## DATA SHOWN

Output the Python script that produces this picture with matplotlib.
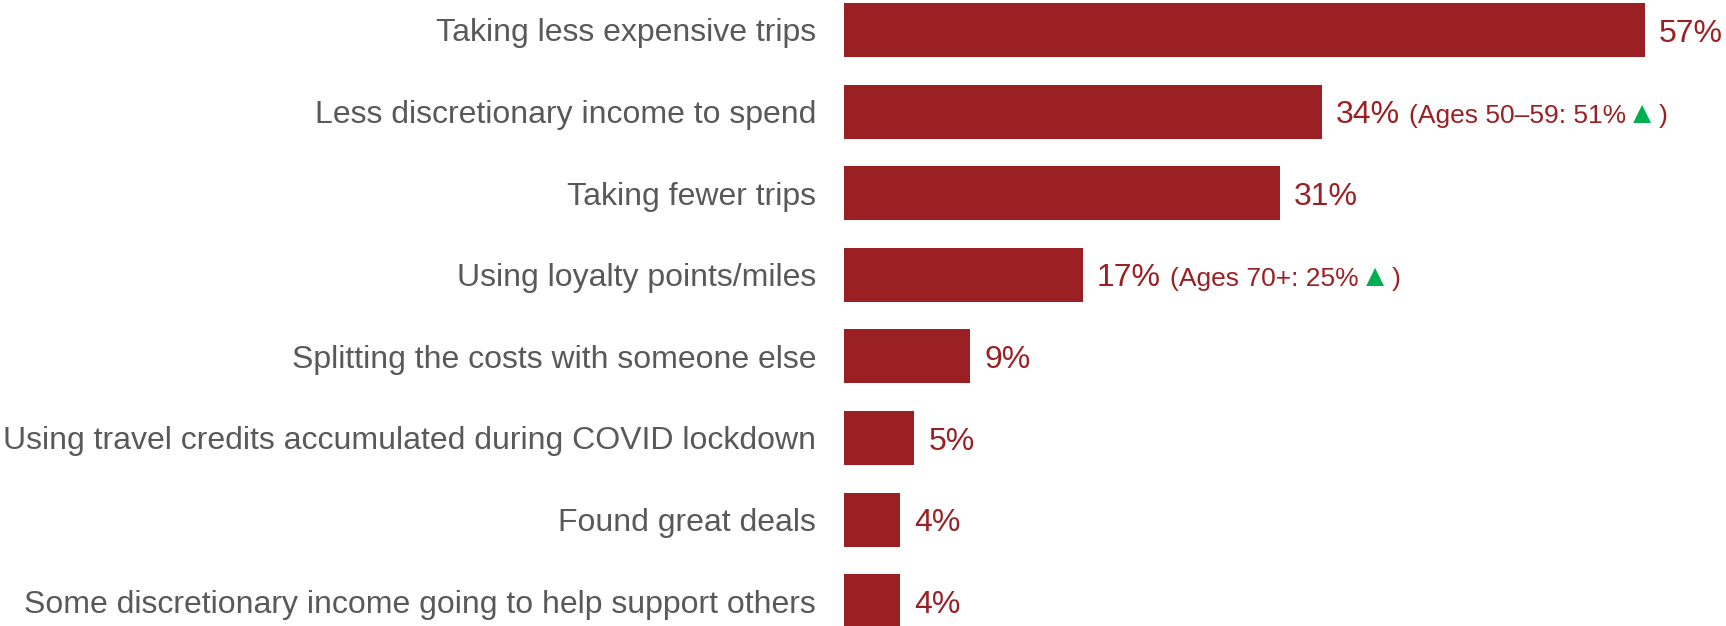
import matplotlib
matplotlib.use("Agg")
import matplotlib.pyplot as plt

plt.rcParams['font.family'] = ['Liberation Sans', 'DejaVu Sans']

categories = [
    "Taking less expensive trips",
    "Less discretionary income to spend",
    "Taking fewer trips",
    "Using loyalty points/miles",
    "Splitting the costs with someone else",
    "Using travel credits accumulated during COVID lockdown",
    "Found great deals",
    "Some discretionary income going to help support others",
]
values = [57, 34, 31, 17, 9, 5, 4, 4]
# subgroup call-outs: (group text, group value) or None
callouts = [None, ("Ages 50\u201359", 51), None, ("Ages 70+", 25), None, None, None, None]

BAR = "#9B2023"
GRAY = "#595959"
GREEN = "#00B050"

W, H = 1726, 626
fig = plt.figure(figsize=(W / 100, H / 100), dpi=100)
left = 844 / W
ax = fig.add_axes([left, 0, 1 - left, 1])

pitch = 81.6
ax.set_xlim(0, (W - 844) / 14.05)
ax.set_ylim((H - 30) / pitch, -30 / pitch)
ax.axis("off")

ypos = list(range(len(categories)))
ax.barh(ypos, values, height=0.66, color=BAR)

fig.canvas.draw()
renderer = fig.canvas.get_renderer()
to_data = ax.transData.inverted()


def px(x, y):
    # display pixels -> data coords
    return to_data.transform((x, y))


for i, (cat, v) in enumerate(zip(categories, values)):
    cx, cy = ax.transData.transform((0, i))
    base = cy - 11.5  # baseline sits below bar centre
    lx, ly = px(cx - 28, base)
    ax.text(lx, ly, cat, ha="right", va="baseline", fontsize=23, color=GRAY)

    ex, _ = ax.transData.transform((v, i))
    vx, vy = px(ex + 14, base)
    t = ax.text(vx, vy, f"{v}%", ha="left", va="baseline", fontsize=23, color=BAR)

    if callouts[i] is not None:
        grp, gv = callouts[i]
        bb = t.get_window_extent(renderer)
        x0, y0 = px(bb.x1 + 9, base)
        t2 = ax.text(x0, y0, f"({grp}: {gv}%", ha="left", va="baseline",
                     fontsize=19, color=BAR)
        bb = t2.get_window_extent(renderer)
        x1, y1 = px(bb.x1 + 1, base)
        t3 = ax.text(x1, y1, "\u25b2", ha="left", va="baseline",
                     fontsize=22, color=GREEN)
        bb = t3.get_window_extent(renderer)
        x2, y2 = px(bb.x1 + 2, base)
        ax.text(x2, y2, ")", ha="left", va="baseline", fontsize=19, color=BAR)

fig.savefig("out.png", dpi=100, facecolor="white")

## WHAT TO WORK ON
Every line above should be returned exactly; the pictures stay out.

## SOLVED PROBLEM
Output the Python script that produces this picture with matplotlib.
import matplotlib
matplotlib.use("Agg")
import matplotlib.pyplot as plt

plt.rcParams['font.family'] = ['Liberation Sans', 'DejaVu Sans']

categories = [
    "Taking less expensive trips",
    "Less discretionary income to spend",
    "Taking fewer trips",
    "Using loyalty points/miles",
    "Splitting the costs with someone else",
    "Using travel credits accumulated during COVID lockdown",
    "Found great deals",
    "Some discretionary income going to help support others",
]
values = [57, 34, 31, 17, 9, 5, 4, 4]
# subgroup call-outs: (group text, group value) or None
callouts = [None, ("Ages 50\u201359", 51), None, ("Ages 70+", 25), None, None, None, None]

BAR = "#9B2023"
GRAY = "#595959"
GREEN = "#00B050"

W, H = 1726, 626
fig = plt.figure(figsize=(W / 100, H / 100), dpi=100)
left = 844 / W
ax = fig.add_axes([left, 0, 1 - left, 1])

pitch = 81.6
ax.set_xlim(0, (W - 844) / 14.05)
ax.set_ylim((H - 30) / pitch, -30 / pitch)
ax.axis("off")

ypos = list(range(len(categories)))
ax.barh(ypos, values, height=0.66, color=BAR)

fig.canvas.draw()
renderer = fig.canvas.get_renderer()
to_data = ax.transData.inverted()


def px(x, y):
    # display pixels -> data coords
    return to_data.transform((x, y))


for i, (cat, v) in enumerate(zip(categories, values)):
    cx, cy = ax.transData.transform((0, i))
    base = cy - 11.5  # baseline sits below bar centre
    lx, ly = px(cx - 28, base)
    ax.text(lx, ly, cat, ha="right", va="baseline", fontsize=23, color=GRAY)

    ex, _ = ax.transData.transform((v, i))
    vx, vy = px(ex + 14, base)
    t = ax.text(vx, vy, f"{v}%", ha="left", va="baseline", fontsize=23, color=BAR)

    if callouts[i] is not None:
        grp, gv = callouts[i]
        bb = t.get_window_extent(renderer)
        x0, y0 = px(bb.x1 + 9, base)
        t2 = ax.text(x0, y0, f"({grp}: {gv}%", ha="left", va="baseline",
                     fontsize=19, color=BAR)
        bb = t2.get_window_extent(renderer)
        x1, y1 = px(bb.x1 + 1, base)
        t3 = ax.text(x1, y1, "\u25b2", ha="left", va="baseline",
                     fontsize=22, color=GREEN)
        bb = t3.get_window_extent(renderer)
        x2, y2 = px(bb.x1 + 2, base)
        ax.text(x2, y2, ")", ha="left", va="baseline", fontsize=19, color=BAR)

fig.savefig("out.png", dpi=100, facecolor="white")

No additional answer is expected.